*Records:*
|---|
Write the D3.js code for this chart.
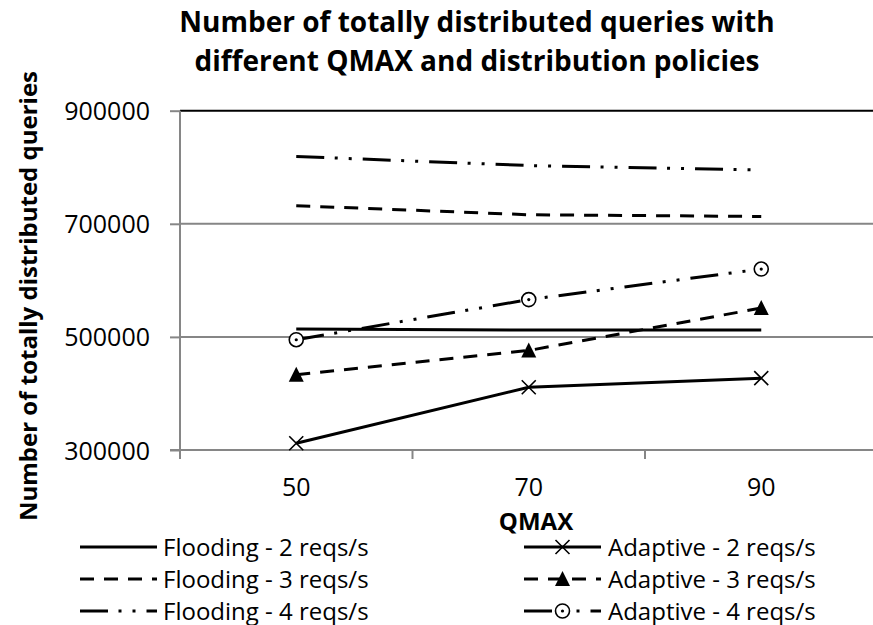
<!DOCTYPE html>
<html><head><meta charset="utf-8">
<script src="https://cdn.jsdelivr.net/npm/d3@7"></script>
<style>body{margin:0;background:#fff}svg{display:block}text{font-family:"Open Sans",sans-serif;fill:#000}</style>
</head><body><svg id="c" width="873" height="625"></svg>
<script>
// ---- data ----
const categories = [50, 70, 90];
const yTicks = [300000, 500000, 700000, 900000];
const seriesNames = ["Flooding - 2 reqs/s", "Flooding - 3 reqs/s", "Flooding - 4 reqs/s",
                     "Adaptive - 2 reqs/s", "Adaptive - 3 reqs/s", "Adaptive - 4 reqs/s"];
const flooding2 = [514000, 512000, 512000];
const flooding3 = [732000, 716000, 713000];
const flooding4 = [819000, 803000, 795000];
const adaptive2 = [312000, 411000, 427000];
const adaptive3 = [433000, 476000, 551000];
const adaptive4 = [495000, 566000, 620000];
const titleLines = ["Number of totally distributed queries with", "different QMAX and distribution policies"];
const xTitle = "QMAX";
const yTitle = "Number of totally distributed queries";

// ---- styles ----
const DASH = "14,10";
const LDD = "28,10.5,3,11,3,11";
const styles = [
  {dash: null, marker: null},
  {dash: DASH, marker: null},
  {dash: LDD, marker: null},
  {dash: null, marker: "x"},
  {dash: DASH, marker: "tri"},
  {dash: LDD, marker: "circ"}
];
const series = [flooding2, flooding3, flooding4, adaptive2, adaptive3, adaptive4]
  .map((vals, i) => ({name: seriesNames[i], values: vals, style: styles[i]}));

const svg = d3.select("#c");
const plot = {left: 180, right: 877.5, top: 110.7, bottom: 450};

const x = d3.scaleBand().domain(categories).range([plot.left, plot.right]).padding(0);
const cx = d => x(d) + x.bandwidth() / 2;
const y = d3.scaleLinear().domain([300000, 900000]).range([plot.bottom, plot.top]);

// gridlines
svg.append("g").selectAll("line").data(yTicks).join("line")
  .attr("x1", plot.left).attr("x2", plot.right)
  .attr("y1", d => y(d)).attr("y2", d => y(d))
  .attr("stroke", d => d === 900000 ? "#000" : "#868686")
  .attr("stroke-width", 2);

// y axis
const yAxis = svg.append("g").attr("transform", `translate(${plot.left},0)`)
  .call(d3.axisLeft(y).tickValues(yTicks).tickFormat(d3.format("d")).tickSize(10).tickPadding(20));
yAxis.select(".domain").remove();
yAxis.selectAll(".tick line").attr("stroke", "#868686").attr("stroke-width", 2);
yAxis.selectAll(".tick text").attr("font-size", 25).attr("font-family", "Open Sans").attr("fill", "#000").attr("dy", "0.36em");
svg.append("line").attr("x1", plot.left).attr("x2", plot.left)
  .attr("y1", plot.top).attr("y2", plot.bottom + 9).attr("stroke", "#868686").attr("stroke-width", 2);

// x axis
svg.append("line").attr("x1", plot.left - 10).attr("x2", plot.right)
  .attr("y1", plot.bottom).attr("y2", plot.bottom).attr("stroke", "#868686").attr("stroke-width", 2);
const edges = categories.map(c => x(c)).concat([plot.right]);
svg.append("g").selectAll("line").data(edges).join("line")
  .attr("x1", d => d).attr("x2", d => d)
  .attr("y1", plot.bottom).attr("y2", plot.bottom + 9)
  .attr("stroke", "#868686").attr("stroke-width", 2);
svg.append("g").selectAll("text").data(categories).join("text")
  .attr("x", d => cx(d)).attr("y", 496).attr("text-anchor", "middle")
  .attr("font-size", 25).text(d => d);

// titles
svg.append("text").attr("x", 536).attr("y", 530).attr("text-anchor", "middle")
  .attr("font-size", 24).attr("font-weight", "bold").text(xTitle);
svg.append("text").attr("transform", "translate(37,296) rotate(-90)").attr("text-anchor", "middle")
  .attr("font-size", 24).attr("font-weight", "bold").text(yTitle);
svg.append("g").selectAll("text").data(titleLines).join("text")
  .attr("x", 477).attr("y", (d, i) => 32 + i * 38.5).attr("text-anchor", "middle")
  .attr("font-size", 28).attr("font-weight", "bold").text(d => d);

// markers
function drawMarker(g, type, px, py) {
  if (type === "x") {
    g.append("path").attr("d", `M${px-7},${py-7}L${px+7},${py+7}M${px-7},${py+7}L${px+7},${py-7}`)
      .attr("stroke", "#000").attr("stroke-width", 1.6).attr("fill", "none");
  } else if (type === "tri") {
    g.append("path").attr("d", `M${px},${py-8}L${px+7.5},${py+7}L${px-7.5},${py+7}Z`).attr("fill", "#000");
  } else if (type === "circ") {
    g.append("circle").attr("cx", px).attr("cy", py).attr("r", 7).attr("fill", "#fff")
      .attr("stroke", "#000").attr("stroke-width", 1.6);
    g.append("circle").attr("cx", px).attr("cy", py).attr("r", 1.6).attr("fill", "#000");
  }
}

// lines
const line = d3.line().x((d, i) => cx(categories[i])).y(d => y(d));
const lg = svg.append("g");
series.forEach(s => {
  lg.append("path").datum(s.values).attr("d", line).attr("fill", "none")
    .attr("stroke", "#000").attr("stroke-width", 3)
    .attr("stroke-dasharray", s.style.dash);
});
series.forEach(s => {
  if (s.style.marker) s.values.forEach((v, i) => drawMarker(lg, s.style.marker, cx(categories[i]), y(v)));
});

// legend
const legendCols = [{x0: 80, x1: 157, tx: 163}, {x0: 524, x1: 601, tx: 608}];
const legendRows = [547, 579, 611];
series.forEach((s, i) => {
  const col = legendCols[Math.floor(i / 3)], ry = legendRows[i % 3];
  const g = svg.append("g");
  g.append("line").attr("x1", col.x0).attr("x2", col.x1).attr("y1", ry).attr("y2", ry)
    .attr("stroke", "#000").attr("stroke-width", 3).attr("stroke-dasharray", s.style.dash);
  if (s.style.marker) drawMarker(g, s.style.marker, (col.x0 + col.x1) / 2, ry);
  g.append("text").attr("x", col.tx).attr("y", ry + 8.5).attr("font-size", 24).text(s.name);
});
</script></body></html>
|---|
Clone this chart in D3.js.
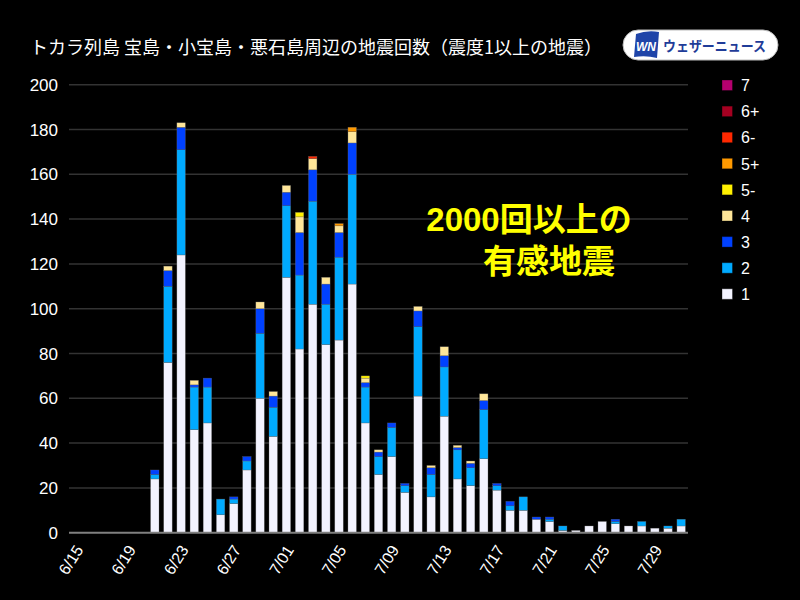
|---|
Find the lines containing "chart" and pull them out.

*Result:*
Write the D3.js code for this chart.
Clone this chart in D3.js.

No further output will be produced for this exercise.